I am so hurt, frightened, and overwhelmed by this feeling of betrayal right now that I don't know where to turn or what to do. I've been seeing that doctor for 25 years....since I was 5 years old....and he has treated every ail and illness of mine all the while. Why on earth would he withhold information like that from me, especially with all the complications and pain I was enduring, and the risk factors involved with NOT following up and monitoring them?
All I know at this point is that I am never seeing that Doctor again. I am in good hands now with the GYN, and he will be performing a biopsy on them, and monitoring their growth.
Now onto the purpose of this thread.
Are there any ladies here who have dealt with uterine tumors, that may be able to advise me of what I am up against and what I might be able to expect? I'm terrified of where things may go from here. I have a strong family history of reproductive cancers on both sides of my family (my Mother had cervical cancer about 10 years ago, my Aunt and Grandmother on my Mothers side have both had complete hysterectomies due to numerous, large uterine tumors, and my Aunt on my Fathers side had a complete hysterectomy due to uterine cancer), and I have no doubt that raises my risks for similar conditions greatly. I'd appreciate any experiences, advice, or comments you could offer.
And the second purpose....For you ladies out there who may be experiencing similar symptoms to what I've been dealing with - PLEASE get them checked out, asap.
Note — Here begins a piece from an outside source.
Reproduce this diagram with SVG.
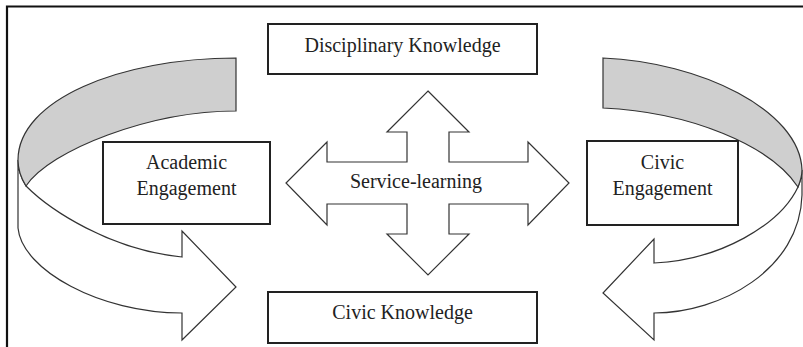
<svg xmlns="http://www.w3.org/2000/svg" width="803" height="347" viewBox="0 0 803 347">
<style>
.box{fill:#fff;stroke:#222;stroke-width:2}
.lbl{font-family:"Liberation Serif","Times New Roman",serif;font-size:20px;fill:#222;text-anchor:middle}
.rib{fill:#fff;stroke:#333;stroke-width:1.2;stroke-linejoin:miter}
.back{fill:#cfcfcf;stroke:#333;stroke-width:1.2}
.cross{fill:#fff;stroke:#333;stroke-width:1.2}
</style>
<rect width="803" height="347" fill="#fff"/>
<path d="M7,347 V6.5 H803" fill="none" stroke="#111" stroke-width="2.2"/>
<g id="connectors">
  <g id="left-cycle">
    <path class="rib" d="M18,160 L18,228 C22,270 100,313 182,313 L182,340 L236,287 L182,231 L182,257 C110,250 50,210 26,186 C21,178 18,170 18,160 Z"/>
    <path class="back" d="M236,58 C120,58 18,100 18,160 C18,170 21,178 26,186 C50,150 150,111 236,111 Z"/>
  </g>
  <g id="right-cycle">
    <path class="rib" d="M802,170 L802,195 C800,270 720,313 654,313 L654,340 L603,293 L654,239 L654,263 C720,260 780,225 798,187 C800,182 802,176 802,170 Z"/>
    <path class="back" d="M603,58 C700,62 800,110 802,170 C802,176 800,182 798,187 C770,145 690,112 603,108 Z"/>
  </g>
</g>
<g id="service-learning">
  <polygon class="cross" points="428,91 469,132 449,132 449,162 528,162 528,142 569,183 528,225 528,204 449,204 449,234 469,234 428,275 387,234 407,234 407,204 327,204 327,225 286,183 327,142 327,162 407,162 407,132 387,132"/>
  <text class="lbl" x="416" y="188">Service-learning</text>
</g>
<g id="disciplinary-knowledge">
  <rect class="box" x="268" y="24" width="269" height="50"/>
  <text class="lbl" x="402.5" y="52">Disciplinary Knowledge</text>
</g>
<g id="civic-knowledge">
  <rect class="box" x="268" y="292" width="269" height="51"/>
  <text class="lbl" x="402.5" y="319">Civic Knowledge</text>
</g>
<g id="academic-engagement">
  <rect class="box" x="103" y="142" width="167" height="82"/>
  <text class="lbl" x="186.5" y="169">Academic</text>
  <text class="lbl" x="186.5" y="195">Engagement</text>
</g>
<g id="civic-engagement">
  <rect class="box" x="587" y="141" width="151" height="84"/>
  <text class="lbl" x="662.5" y="169">Civic</text>
  <text class="lbl" x="662.5" y="195">Engagement</text>
</g>
</svg>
Do not assume it is merely typical womanly problems, brought on by your regular cycles. And if you are seen, or have been seen, and been told that you're normal and there's nothing wrong, GET A SECOND OPINION. Find the best damn OB/GYN in your area and do not rest until they can tell you without a doubt that there is not a damn thing to worry about.
Thanks for listening to me ramble, folks. Hopefully I'll get some of the answers I desperately need to rest my mind that all will be okay. Cause right now, I'm feeling pretty helpless.